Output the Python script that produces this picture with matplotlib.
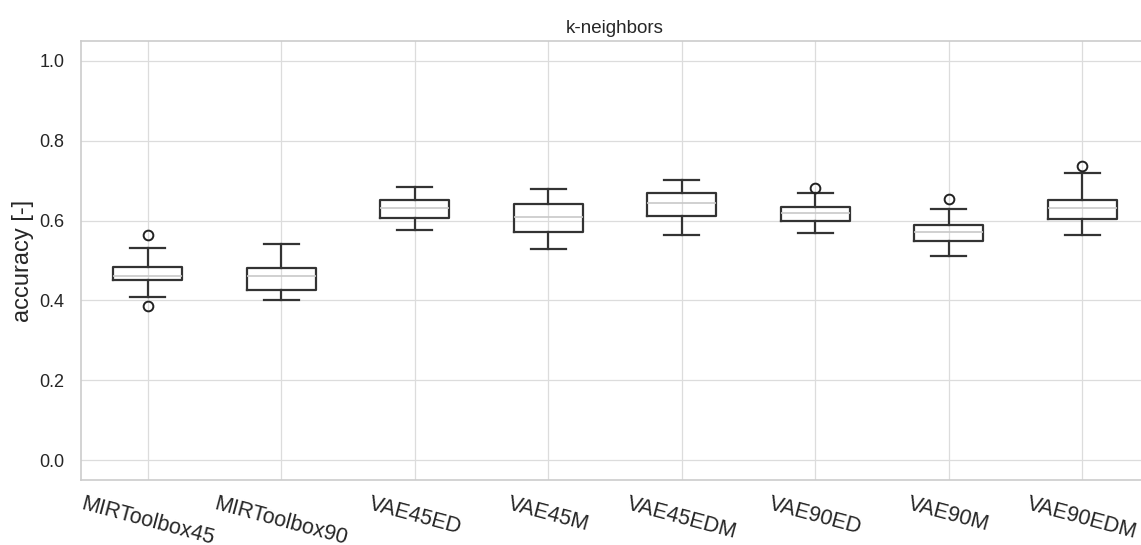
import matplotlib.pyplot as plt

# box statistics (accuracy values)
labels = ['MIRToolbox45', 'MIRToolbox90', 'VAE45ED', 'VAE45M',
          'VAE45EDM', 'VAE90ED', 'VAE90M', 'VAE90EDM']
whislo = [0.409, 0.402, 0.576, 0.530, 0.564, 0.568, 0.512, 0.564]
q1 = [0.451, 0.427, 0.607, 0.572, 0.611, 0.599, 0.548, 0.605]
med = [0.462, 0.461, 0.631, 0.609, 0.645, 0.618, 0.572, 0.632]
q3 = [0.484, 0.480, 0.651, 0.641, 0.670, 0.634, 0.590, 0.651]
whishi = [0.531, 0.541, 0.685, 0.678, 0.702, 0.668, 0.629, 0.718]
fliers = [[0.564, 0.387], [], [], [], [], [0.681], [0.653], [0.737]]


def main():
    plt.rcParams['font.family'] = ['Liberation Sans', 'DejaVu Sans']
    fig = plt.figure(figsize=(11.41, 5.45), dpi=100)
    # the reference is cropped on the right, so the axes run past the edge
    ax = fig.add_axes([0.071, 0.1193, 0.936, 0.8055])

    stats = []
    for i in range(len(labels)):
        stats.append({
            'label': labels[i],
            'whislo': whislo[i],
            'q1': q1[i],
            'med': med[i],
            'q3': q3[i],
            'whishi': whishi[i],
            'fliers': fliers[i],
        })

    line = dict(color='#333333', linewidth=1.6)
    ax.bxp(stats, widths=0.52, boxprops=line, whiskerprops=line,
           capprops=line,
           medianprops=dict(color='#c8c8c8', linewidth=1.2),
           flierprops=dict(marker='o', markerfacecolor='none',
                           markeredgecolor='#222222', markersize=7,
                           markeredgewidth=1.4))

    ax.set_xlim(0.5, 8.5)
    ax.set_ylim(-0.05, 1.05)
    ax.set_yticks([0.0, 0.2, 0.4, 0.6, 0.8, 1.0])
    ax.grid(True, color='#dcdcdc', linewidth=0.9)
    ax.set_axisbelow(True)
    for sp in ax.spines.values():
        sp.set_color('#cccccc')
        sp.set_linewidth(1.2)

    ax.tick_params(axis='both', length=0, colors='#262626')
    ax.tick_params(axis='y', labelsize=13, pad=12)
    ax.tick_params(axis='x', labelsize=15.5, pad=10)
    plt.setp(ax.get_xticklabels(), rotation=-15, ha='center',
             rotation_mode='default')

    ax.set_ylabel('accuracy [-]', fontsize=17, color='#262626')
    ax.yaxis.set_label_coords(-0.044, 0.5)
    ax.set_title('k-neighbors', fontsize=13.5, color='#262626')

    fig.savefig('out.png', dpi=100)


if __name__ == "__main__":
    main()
***
## TASK TO COMPLETE
Leave out any pictures and return exactly the lines from the beginning of the data through the line with "import matplotlib.pyplot as plt", inclusive.

## EXPECTED ANSWER
Output the Python script that produces this picture with matplotlib.
import matplotlib.pyplot as plt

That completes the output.